═══ Records provided ═══

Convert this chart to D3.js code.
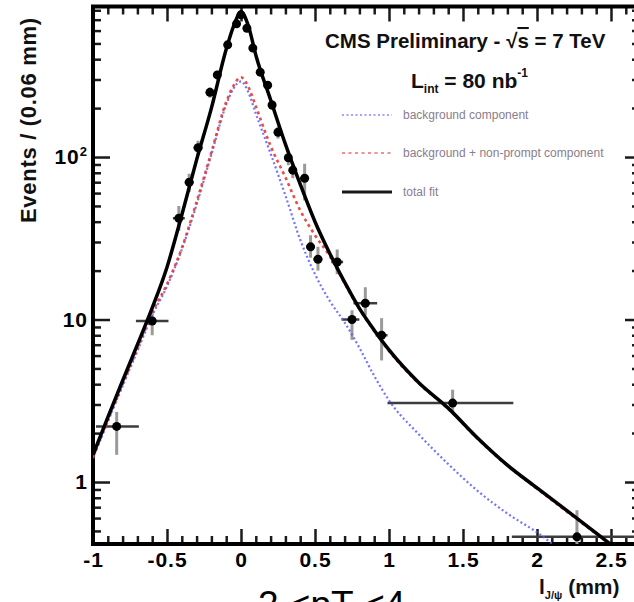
<!DOCTYPE html>
<html>
<head>
<meta charset="utf-8">
<script src="https://cdn.jsdelivr.net/npm/d3@7/dist/d3.min.js"></script>
<style>
  body { margin: 0; background: #fff; }
  svg { display: block; font-family: 'Liberation Sans', Arial, sans-serif; }
</style>
</head>
<body>
<div id="chart"></div>
<script>
var width = 634;
var height = 602;
var plotLeft = 93, plotRight = 640, plotTop = 6.5, plotBottom = 544;

// fit curves
var fitX =       [-1, -0.9, -0.8, -0.7, -0.6, -0.5, -0.4, -0.3, -0.2, -0.1, -0.05, 0, 0.05, 0.1, 0.2, 0.3, 0.4, 0.5, 0.6, 0.7, 0.8, 0.9, 1.0, 1.2, 1.4, 1.6, 1.8, 2.0, 2.2, 2.4, 2.6];
var totalFit =   [1.47, 2.5, 4.2, 7.0, 11.8, 21, 44, 96, 200, 460, 640, 780, 640, 425, 225, 120, 68, 40, 25.5, 17, 11.7, 8.6, 6.5, 4.1, 2.85, 1.86, 1.27, 0.92, 0.67, 0.485, 0.35];
var bkgNonPrompt=[1.42, 2.4, 4.0, 6.6, 11, 16.5, 27.5, 53, 107, 218, 275, 310, 270, 205, 117, 75, 47, 33, 24.5, 16.7, 11.6, 8.5, 6.4, 4.05, 2.82, 1.84, 1.26, 0.91, 0.66, 0.48, 0.35];
var bkgOnly =    [1.40, 2.35, 3.9, 6.4, 10.6, 16, 27, 51, 104, 210, 265, 292, 250, 185, 105, 58, 31, 19, 13, 9.6, 6.7, 4.5, 3.18, 1.97, 1.29, 0.88, 0.64, 0.49, 0.36, 0.29, 0.23];

// data points
var ptX =  [-0.84, -0.60, -0.42, -0.35, -0.29, -0.21, -0.16, -0.09, -0.03, 0.0, 0.04, 0.08, 0.13, 0.18, 0.21, 0.25, 0.32, 0.35, 0.43, 0.47, 0.52, 0.65, 0.75, 0.84, 0.95, 1.43, 2.27];
var ptY =  [2.2, 9.8, 42, 70, 114, 250, 320, 490, 660, 750, 620, 468, 333, 277, 209, 142, 99, 83, 74, 28, 23.5, 22.6, 10, 12.6, 8.0, 3.06, 0.46];
var ptXLo = [-0.98, -0.71, -0.46, -0.38, -0.32, -0.23, -0.18, -0.11, -0.05, -0.02, 0.02, 0.06, 0.11, 0.16, 0.19, 0.23, 0.30, 0.33, 0.40, 0.44, 0.49, 0.61, 0.68, 0.76, 0.91, 0.99, 1.83];
var ptXHi = [-0.69, -0.49, -0.38, -0.32, -0.26, -0.19, -0.14, -0.07, -0.01, 0.02, 0.06, 0.10, 0.15, 0.20, 0.23, 0.27, 0.34, 0.37, 0.46, 0.50, 0.55, 0.69, 0.80, 0.92, 0.99, 1.84, 2.75];
var ptYLo = [1.47, 8.0, 35, 61, 103, 232, 300, 465, 630, 720, 592, 445, 314, 260, 195, 130, 89, 74, 54, 24, 20, 19, 7.5, 10.6, 5.6, 2.66, 0.3];
var ptYHi = [2.7, 11.5, 50, 79, 126, 268, 340, 515, 690, 780, 648, 491, 352, 294, 223, 154, 109, 92, 91, 33, 28, 27, 11.4, 15.8, 10.2, 3.7, 0.67];

var xMajor = [-1, -0.5, 0, 0.5, 1, 1.5, 2, 2.5];
var yMajor = [1, 10, 100];
var legendLabels = ['background component', 'background + non-prompt component', 'total fit'];

var svg = d3.select('#chart').append('svg')
  .attr('width', width)
  .attr('height', height);

svg.append('rect').attr('width', width).attr('height', height).attr('fill', '#fff');

var x = d3.scaleLinear().domain([-1, 2.696]).range([plotLeft, plotRight]);
var y = d3.scaleLog().domain([0.4155, 844]).range([plotBottom, plotTop]);

svg.append('clipPath').attr('id', 'plotclip')
  .append('rect')
  .attr('x', plotLeft).attr('y', plotTop)
  .attr('width', plotRight - plotLeft).attr('height', plotBottom - plotTop);

// minor ticks
var xMinor = d3.range(-10, 27).map(function(d) { return d / 10; })
  .filter(function(d) { return xMajor.indexOf(d) < 0; });
var yMinor = [];
[0.1, 1, 10, 100].forEach(function(dec) {
  for (var k = 2; k <= 9; k++) yMinor.push(dec * k);
});
yMinor = yMinor.filter(function(d) { return d > 0.4155 && d < 844; });

function styleAxis(g) {
  g.select('.domain').remove();
  g.selectAll('.tick line').attr('stroke', '#1a1a1a').attr('stroke-width', 2.5);
  g.selectAll('.tick text')
    .attr('fill', '#000')
    .attr('font-size', 21)
    .attr('font-weight', 'bold')
    .attr('letter-spacing', 1);
}

svg.append('g').attr('transform', 'translate(0,' + plotBottom + ')')
  .call(d3.axisBottom(x).tickValues(xMajor).tickSize(-15).tickPadding(8)
    .tickFormat(function(d) { return d; }))
  .call(styleAxis);
svg.append('g').attr('transform', 'translate(0,' + plotBottom + ')')
  .call(d3.axisBottom(x).tickValues(xMinor).tickSize(-8).tickFormat(''))
  .call(styleAxis);
svg.append('g').attr('transform', 'translate(0,' + plotTop + ')')
  .call(d3.axisTop(x).tickValues(xMajor).tickSize(-15).tickFormat(''))
  .call(styleAxis);
svg.append('g').attr('transform', 'translate(0,' + plotTop + ')')
  .call(d3.axisTop(x).tickValues(xMinor).tickSize(-8).tickFormat(''))
  .call(styleAxis);

var yAxisG = svg.append('g').attr('transform', 'translate(' + plotLeft + ',0)')
  .call(d3.axisLeft(y).tickValues(yMajor).tickSize(-17).tickPadding(5)
    .tickFormat(function(d) { return d === 100 ? '10' : d; }))
  .call(styleAxis);
yAxisG.selectAll('.tick text').filter(function(d) { return d === 100; })
  .append('tspan').attr('dy', '-0.6em').attr('font-size', 13).text('2');
svg.append('g').attr('transform', 'translate(' + plotLeft + ',0)')
  .call(d3.axisLeft(y).tickValues(yMinor).tickSize(-8).tickFormat(''))
  .call(styleAxis);
svg.append('g').attr('transform', 'translate(' + plotRight + ',0)')
  .call(d3.axisRight(y).tickValues(yMajor).tickSize(-15).tickFormat(''))
  .call(styleAxis);
svg.append('g').attr('transform', 'translate(' + plotRight + ',0)')
  .call(d3.axisRight(y).tickValues(yMinor).tickSize(-8).tickFormat(''))
  .call(styleAxis);

// frame
svg.append('rect')
  .attr('x', plotLeft).attr('y', plotTop)
  .attr('width', plotRight - plotLeft).attr('height', plotBottom - plotTop)
  .attr('fill', 'none').attr('stroke', '#000').attr('stroke-width', 4);

var plot = svg.append('g').attr('clip-path', 'url(#plotclip)');

function curve(values) {
  return d3.line()
    .x(function(d, i) { return x(fitX[i]); })
    .y(function(d) { return y(d); })
    .curve(d3.curveMonotoneX)(values);
}

var styles = [
  { stroke: '#5a5aff', width: 2.2, dash: '2,2.5', opacity: 0.85 },
  { stroke: '#e8392f', width: 2.6, dash: '3,3.5', opacity: 0.9 },
  { stroke: '#000', width: 3.5, dash: null, opacity: 1 }
];
var series = [bkgOnly, bkgNonPrompt, totalFit];

// error bars and points
var pts = ptX.map(function(d, i) {
  return { x: d, y: ptY[i], xlo: ptXLo[i], xhi: ptXHi[i], ylo: ptYLo[i], yhi: ptYHi[i] };
});

plot.selectAll('.ebar-y').data(pts).enter().append('line')
  .attr('class', 'ebar-y')
  .attr('x1', function(d) { return x(d.x); })
  .attr('x2', function(d) { return x(d.x); })
  .attr('y1', function(d) { return y(d.ylo); })
  .attr('y2', function(d) { return y(d.yhi); })
  .attr('stroke', '#9a9a9a').attr('stroke-width', 3);

plot.selectAll('.ebar-x').data(pts).enter().append('line')
  .attr('class', 'ebar-x')
  .attr('x1', function(d) { return x(d.xlo); })
  .attr('x2', function(d) { return x(d.xhi); })
  .attr('y1', function(d) { return y(d.y); })
  .attr('y2', function(d) { return y(d.y); })
  .attr('stroke', '#3c3c3c').attr('stroke-width', 2.5);

series.forEach(function(s, i) {
  plot.append('path')
    .attr('d', curve(s))
    .attr('fill', 'none')
    .attr('stroke', styles[i].stroke)
    .attr('stroke-width', styles[i].width)
    .attr('stroke-dasharray', styles[i].dash)
    .attr('opacity', styles[i].opacity);
});

plot.selectAll('.pt').data(pts).enter().append('circle')
  .attr('class', 'pt')
  .attr('cx', function(d) { return x(d.x); })
  .attr('cy', function(d) { return y(d.y); })
  .attr('r', 4.5)
  .attr('fill', '#000');

// header text
var head = svg.append('text')
  .attr('x', 325).attr('y', 48)
  .attr('font-size', 20.5).attr('font-weight', 'bold').attr('fill', '#111');
head.append('tspan').text('CMS Preliminary - \u221A');
head.append('tspan').attr('text-decoration', 'overline').text('s');
head.append('tspan').text(' = 7 TeV');

var lumi = svg.append('text')
  .attr('x', 411).attr('y', 88)
  .attr('font-size', 21).attr('font-weight', 'bold').attr('fill', '#111');
lumi.append('tspan').text('L');
lumi.append('tspan').attr('font-size', 12).attr('dy', 5).text('int');
lumi.append('tspan').attr('dy', -5).text(' = 80 nb');
lumi.append('tspan').attr('font-size', 12).attr('dy', -11).text('-1');

// legend
var legY = [115, 153, 192];
legendLabels.forEach(function(label, i) {
  svg.append('line')
    .attr('x1', 342).attr('x2', 392)
    .attr('y1', legY[i]).attr('y2', legY[i])
    .attr('stroke', styles[i].stroke)
    .attr('stroke-width', i === 2 ? 3 : 2.2)
    .attr('stroke-dasharray', styles[i].dash)
    .attr('opacity', i === 2 ? 0.9 : 0.55);
  svg.append('text')
    .attr('x', 403).attr('y', legY[i] + 4)
    .attr('font-size', 12)
    .attr('fill', '#8a7d8c')
    .text(label);
});

// axis titles
svg.append('text')
  .attr('transform', 'translate(36,223) rotate(-90)')
  .attr('font-size', 22).attr('font-weight', 'bold').attr('fill', '#111')
  .attr('letter-spacing', 0.7)
  .text('Events / (0.06 mm)');

var xTitle = svg.append('text')
  .attr('x', 539).attr('y', 594)
  .attr('font-size', 21).attr('font-weight', 'bold').attr('fill', '#111');
xTitle.append('tspan').text('l');
xTitle.append('tspan').attr('font-size', 11).attr('dy', 5).text('J/\u03C8');
xTitle.append('tspan').attr('dy', -5).text(' (mm)');

// bin label, cut by the page edge as in the original
svg.append('text')
  .attr('x', 258).attr('y', 617)
  .attr('font-size', 37).attr('fill', '#000')
  .text('2 <pT <4');
</script>
</body>
</html>
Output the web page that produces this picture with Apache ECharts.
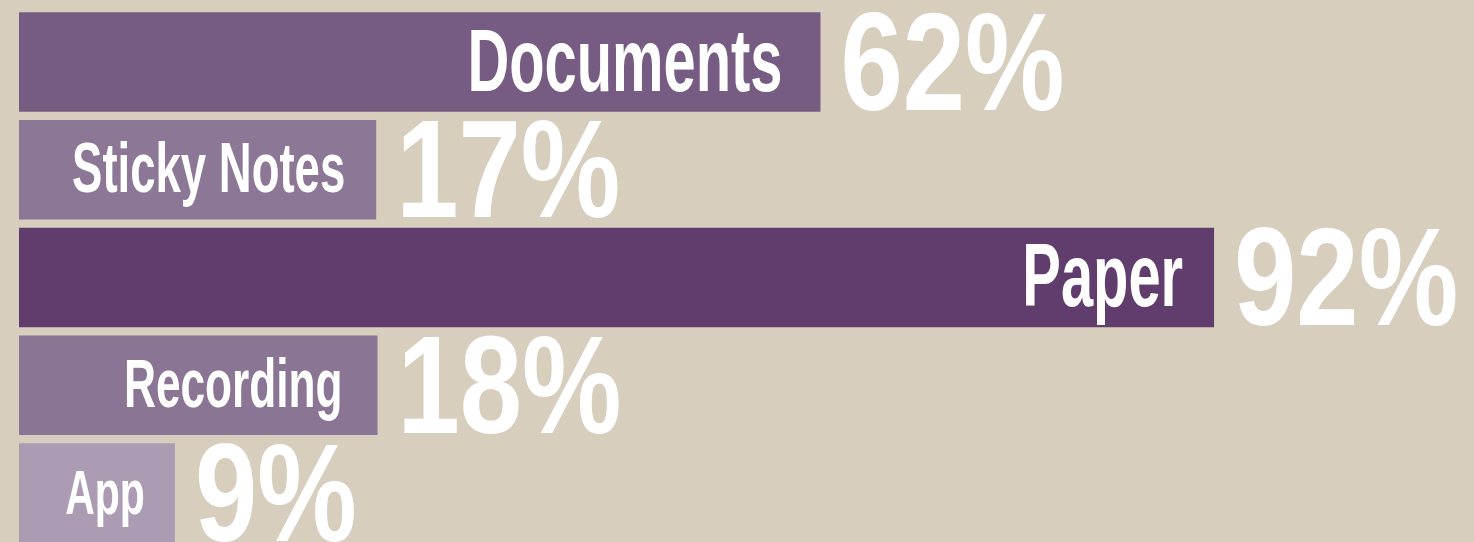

═══

Would you reproduce the lines above, from the very first through the line containing "var plotLeft = 93, plotRight", exactly and without the pictures?

*Reply*
Convert this chart to D3.js code.
<!DOCTYPE html>
<html>
<head>
<meta charset="utf-8">
<script src="https://cdn.jsdelivr.net/npm/d3@7/dist/d3.min.js"></script>
<style>
  body { margin: 0; background: #fff; }
  svg { display: block; font-family: 'Liberation Sans', Arial, sans-serif; }
</style>
</head>
<body>
<div id="chart"></div>
<script>
var width = 634;
var height = 602;
var plotLeft = 93, plotRight = 640, plotTop = 6.5, plotBottom = 544;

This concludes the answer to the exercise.